The 5 Stages of Entrepreneurship: What Stage Are You?

The journey of an entrepreneur is a long and winding road. It’s a test of endurance and one’s ability to evolve and adapt.  I’ve always been one to observe processes and try to break them down. Looking at both my personal journey that is just beginning and those that are far ahead of me, I’d like to share my thoughts on what the major steps are in becoming a successful entrepreneur. And while we’re talking about the process of becoming one of the greatest entrepreneurs of all time, it's only appropriate to quote lyrics from one of the greatest rappers of all time, the Notorious BIG.

 

The 5 Stages of Entrepreneurship


1) The Awestruck Amateur

It was all a dream
I used to read Word Up magazine
Salt'n'Pepa and Heavy D up in the limousine
Hangin' pictures on my wall


When I first caught the bug of entrepreneurship, I found myself in awe: Richard Branson flying around the world in a hot air balloon while he builds the Virgin Empire, Mark Cuban running the Mavericks and numerous other ventures and Steve Jobs changing the world, one new consumer electronics product at a time.  

It all seem so magical; the kinds of people that start and build great companies are these larger than life legends that must have been born with super powers.  And while you feel like it’s impossible to be like them, you’re strangely drawn to it, wanting to somehow find a way to become one of them.

This idolizing hit me during my freshman year in college. As I dug deeper and deeper into startup mythos throughout my undergraduate career, I found myself more and more excited by the principles and feeling less and less like it was an impossibility for me to do it too.  Getting to this point lead me to the next step…

 

2) The Delusional Dreamer

Biggie Biggie Biggie can't you see
Sometimes your words just hypnotize me
And I just love your flashy ways
Guess that's why they broke, and you're so paid


After hearing the 100th entrepreneur speak about it and reading more books, Inc Magazine articles and blog posts than I can count, I finally was believing it: “You can do it too.”  So I set out to start something myself.

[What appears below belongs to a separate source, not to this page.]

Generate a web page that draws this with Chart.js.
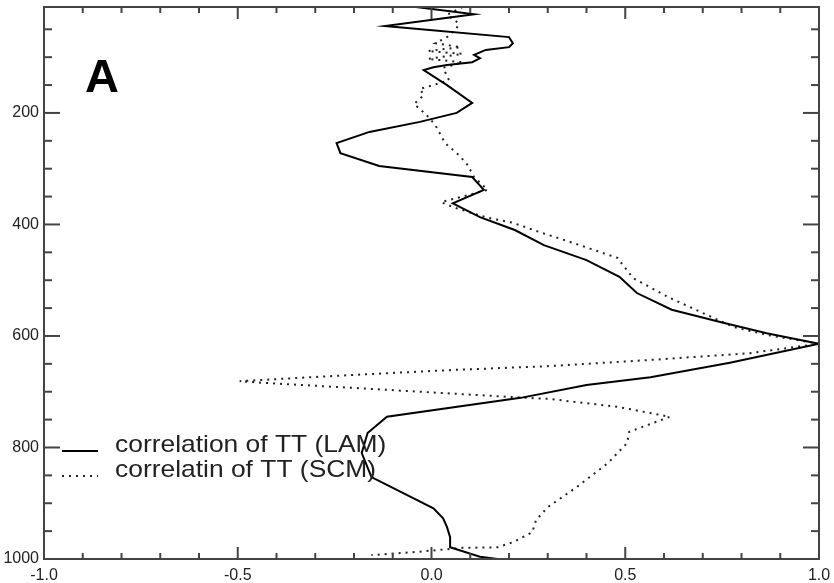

Ignorance is bliss.  At this stage, you think you can conquer the world, but you have no idea what you’re up against.  You’re imagining your millions in revenue, but you don’t even know how you’re going to build or market your product. At this point, I didn’t even know what made a startup “real” versus still just a project; I still remember the puzzled look of my professor when I asked what made a startup “real.”

This stage is the most dangerous stage of entrepreneurship. As a Delusional Dreamer, you can get in seriously over your head as you get so distracted by any early success, without developing an appreciation or understanding of what you’re really up against.   You may think you have the best idea in the world for a startup, but you don't yet realize how little that matters compared to execution.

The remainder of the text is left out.